Why turning my iPhone to black and white made me a better man?
Dr. JP Jakonen
I help people in organizations enjoy more and suffer less | PhD | Best-Selling Author | Integral Associate Coach
A couple of months ago, I read an article about someone turning their smartphone to monochrome. That is, making a colourful, modern, do-it-all-and-then-some -phone to something boring. I was intrigued and decided to test it out.
Little did I know it would make my life, and the life of those around me, a lot better.
You see, I was not a smartphone kinda guy. All I really wanted to do with my smartphone (an iPhone 6s, my first smart phone, bought used from a friend in 2015) was to check facts, listen to music, make recordings, and take notes. As pretty much everyone else, I ended up doing those things, and a whole lot more.
Everyone with a smartphone is a little bit addicted to it. Some more, some less. We all pretty much ended up doing the exact thing that we thought was just ridiculous, way back when we still had flip phones: looking like the letter "C", hunched over our little screens, glaring at something probably not that important. While life - real life, with real people - was rolling before our shoulders, we engaged in something instantaneous, immediate, and immaculate. We engaged in something easier.
I did not like it. And I was a part of it. How could I not? What could be more enticing that getting all your wishes come true in a digital heartbeat? No matter that the beating hearts of our loved ones were beating all around us, but they were...how to say it? They were just so slow. The smartphone was faster, more responsive, and was giving the dopamine hit by the like - and boy, were those likes fast to come. No matter where you looked in this open system of a digital universe, everyone was liking me. Quite unlike those drab humans I kept bumping into in my physical surroundings.
One day I decided to fight.
I turned my iPhone to black and white. No easy feat: you have to search a little. But after that, everything changed. Here are the top five things that happened to me after turning my smartphone to black + white.
- I use my smartphone only when I need to. With the phone looking so boring, I use it only when I need to do something with it. I rarely check Instagram, or browse through online stores as a way to pass time. I don't hang around with my phone anymore.

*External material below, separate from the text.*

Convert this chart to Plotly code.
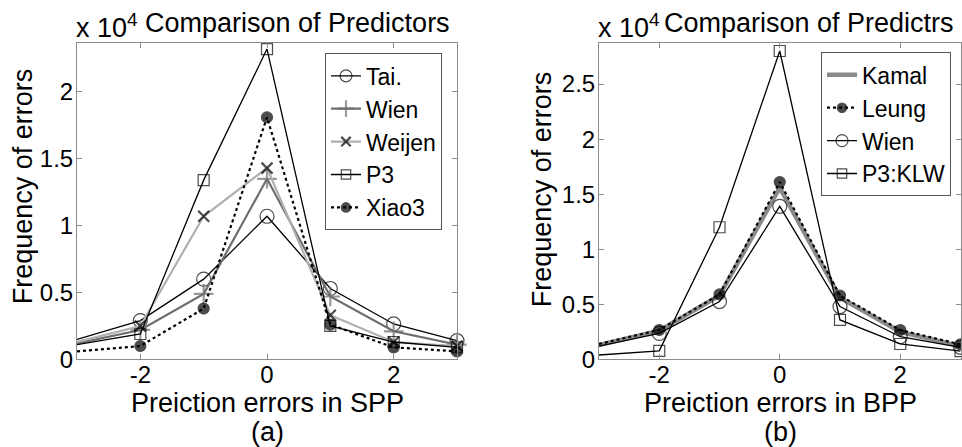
import plotly.graph_objects as go

# ---------- data (values in units of 10^4) ----------
x_err = [-3, -2, -1, 0, 1, 2, 3]

# (a) SPP
spp_tai = [0.15, 0.29, 0.60, 1.07, 0.53, 0.265, 0.14]
spp_wien = [0.12, 0.22, 0.49, 1.35, 0.47, 0.21, 0.11]
spp_weijen = [0.13, 0.25, 1.07, 1.43, 0.33, 0.13, 0.10]
spp_p3 = [0.11, 0.19, 1.34, 2.32, 0.25, 0.13, 0.09]
spp_xiao3 = [0.06, 0.10, 0.38, 1.81, 0.26, 0.09, 0.06]

# (b) BPP
bpp_kamal = [0.13, 0.26, 0.58, 1.56, 0.56, 0.25, 0.12]
bpp_leung = [0.14, 0.267, 0.59, 1.61, 0.58, 0.267, 0.136]
bpp_wien = [0.12, 0.236, 0.525, 1.39, 0.48, 0.206, 0.11]
bpp_p3klw = [0.04, 0.078, 1.20, 2.80, 0.358, 0.14, 0.076]

x_ticks = [-2, 0, 2]
x_ticktext = ["-2", "0", "2"]
spp_yticks = [0, 0.5, 1, 1.5, 2]
bpp_yticks = [0, 0.5, 1, 1.5, 2, 2.5]

FONT = "Liberation Sans, Arial, sans-serif"
FS = 27       # titles
TFS = 24      # tick labels
LFS = 23      # legend
W, H = 962, 463          # figure size; the capture comes out ~447 tall
REF_W, REF_H = 962, 447  # coordinates below are picture pixels


def msizes(s):
    # first point (x=-3) is only a line continuation; no marker drawn there
    return [0] + [s] * (len(x_err) - 1)


fig = go.Figure()


def add(name, y, xa, ya, legend, lcolor, lwidth, dash, symbol, msize, mcolor, mlw=1.2, mode="lines+markers"):
    fig.add_trace(go.Scatter(
        x=x_err, y=y, name=name, xaxis=xa, yaxis=ya, legend=legend, mode=mode,
        line=dict(color=lcolor, width=lwidth, dash=dash),
        marker=dict(symbol=symbol, size=msizes(msize), color=mcolor,
                    line=dict(color=mcolor, width=mlw)),
        cliponaxis=False,
    ))


# left panel
add("Tai.", spp_tai, "x", "y", "legend", "black", 1.3, "solid", "circle-open", 14, "black")
add("Wien", spp_wien, "x", "y", "legend", "#6e6e6e", 2.2, "solid", "cross-thin-open", 14, "#6e6e6e", 2.2)
add("Weijen", spp_weijen, "x", "y", "legend", "#b0b0b0", 2.2, "solid", "x-thin-open", 11, "black", 2.2)
add("P3", spp_p3, "x", "y", "legend", "black", 1.3, "solid", "square-open", 11, "black")
add("Xiao3", spp_xiao3, "x", "y", "legend", "black", 2.2, "dot", "circle", 11, "black")

# right panel
add("Kamal", bpp_kamal, "x2", "y2", "legend2", "#8a8a8a", 4.5, "solid", "circle", 0, "#8a8a8a", 0, mode="lines")
add("Leung", bpp_leung, "x2", "y2", "legend2", "black", 2.2, "dot", "circle", 11, "black")
add("Wien", bpp_wien, "x2", "y2", "legend2", "black", 1.3, "solid", "circle-open", 14, "black")
add("P3:KLW", bpp_p3klw, "x2", "y2", "legend2", "black", 1.3, "solid", "square-open", 11, "black")

AX = "#8c8c8c"


def px_x(p):
    return min(1.0, max(0.0, p / REF_W))


def px_y(p):
    return min(1.0, max(0.0, 1 - p / REF_H))


tickfont = dict(size=TFS, color="black", family=FONT)
xaxis_common = dict(range=[-3, 3], tickvals=x_ticks, ticktext=x_ticktext, ticks="inside", ticklen=5,
                    tickcolor=AX, showline=True, linecolor=AX, linewidth=1, mirror="ticks",
                    showgrid=False, zeroline=False, tickfont=tickfont, ticklabelstandoff=-6)
yaxis_common = dict(ticks="inside", ticklen=5, tickcolor=AX, showline=True, linecolor=AX,
                    linewidth=1, mirror="ticks", showgrid=False, zeroline=False,
                    tickfont=tickfont, ticklabelstandoff=-2)

yd = [px_y(357), px_y(43)]
fig.update_layout(
    width=W, height=H, margin=dict(l=0, r=0, t=0, b=0),
    paper_bgcolor="white", plot_bgcolor="white",
    font=dict(family=FONT, size=FS, color="black"),
    xaxis=dict(domain=[px_x(77), px_x(457)], anchor="y", **xaxis_common),
    yaxis=dict(domain=yd, anchor="x", range=[0, 2.363], tickvals=spp_yticks, **yaxis_common),
    xaxis2=dict(domain=[px_x(599), px_x(960.5)], anchor="y2", **xaxis_common),
    yaxis2=dict(domain=yd, anchor="x2", range=[0, 2.87], tickvals=bpp_yticks, **yaxis_common),
    legend=dict(x=px_x(325), y=px_y(53), xanchor="left", yanchor="top", bgcolor="white",
                bordercolor="#555555", borderwidth=1, itemwidth=30,
                font=dict(size=LFS, family=FONT, color="black"), tracegroupgap=0),
    legend2=dict(x=px_x(821), y=px_y(52), xanchor="left", yanchor="top", bgcolor="white",
                 bordercolor="#555555", borderwidth=1, itemwidth=30,
                 font=dict(size=LFS, family=FONT, color="black"), tracegroupgap=0),
    showlegend=True,
)

ann = []


def note(text, x, y, xanchor="center", yanchor="middle", angle=0):
    ann.append(dict(text=text, x=px_x(x), y=px_y(y), xref="paper", yref="paper",
                    xanchor=xanchor, yanchor=yanchor, showarrow=False, textangle=angle,
                    font=dict(size=FS, family=FONT, color="black")))


note("x 10<sup>4</sup>", 74, 26, xanchor="left")
note("Comparison of Predictors", 143, 23, xanchor="left")
note("x 10<sup>4</sup>", 596, 26, xanchor="left")
note("Comparison of Predictrs", 662, 23, xanchor="left")
note("Frequency of errors", 23, 185, angle=-90)
note("Frequency of errors", 542, 188, angle=-90)
note("Preiction errors in SPP", 267, 400)
note("Preiction errors in BPP", 780, 400)
note("(a)", 267, 429)
note("(b)", 780, 429)
fig.update_layout(annotations=ann)

fig.write_html("out.html")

- Everything looks more colourful. You don't really notice the colours in your phone until you switch them off. They are really, really bright. Artificially so. But so is this life around us. It can look pale in comparison, until you switch out the lights from the competitor with an unfair advantage.
- I look less like an adult baby. Monochrome smartphone (from here on, a "wisephone") is like having a lollipop that has no taste: you do not want to suck on it. The basic deal of a smartphone is that it removes lack and fulfils our wishes. By accepting it, we enter the trap against which the Finnish eco-philosopher Pentti Linkola warned us against, when he suggested that lack is a basic human need. If we do not learn to deal with lack, we become (and often are) like arrogant children.
- I do more. During the course of this autumn and winter, I have finished my PhD dissertation, written my sixth book, and started a new business. These are all highly meaningful ventures for me and my clients. I don't know whether these have a correlation or not, but all of these quite time-consuming projects coincide with the time I first made my smartphone black and white.
- I play chess with my kids. Real wealth is discretionary time, as my mentor Alan Weiss says. We only have so much of this wealth, and it is often spent with people closest to us: our spouses, kids, and family. If real wealth is this time, what should we do with it? Should we use it in checking how many likes we got on Instagram, or browsing the comments made in Facebook by people we used to know? Or should we direct it towards playing chess with our kids, talking with our spouse, or watching movies from start to finish? From the perspective of our brain chemistry, these are actually quite hard choices to make. At least, until you turn the colors off and make the competition more even.
Smartness helps you give quick answers to meaningless questions. Wisdom helps you ask the right questions. So, whether you read this article on a smartphone, a tablet, or a computer screen, consider turing off the colors. Wisephones just might be the next small thing. For me, at least, it was.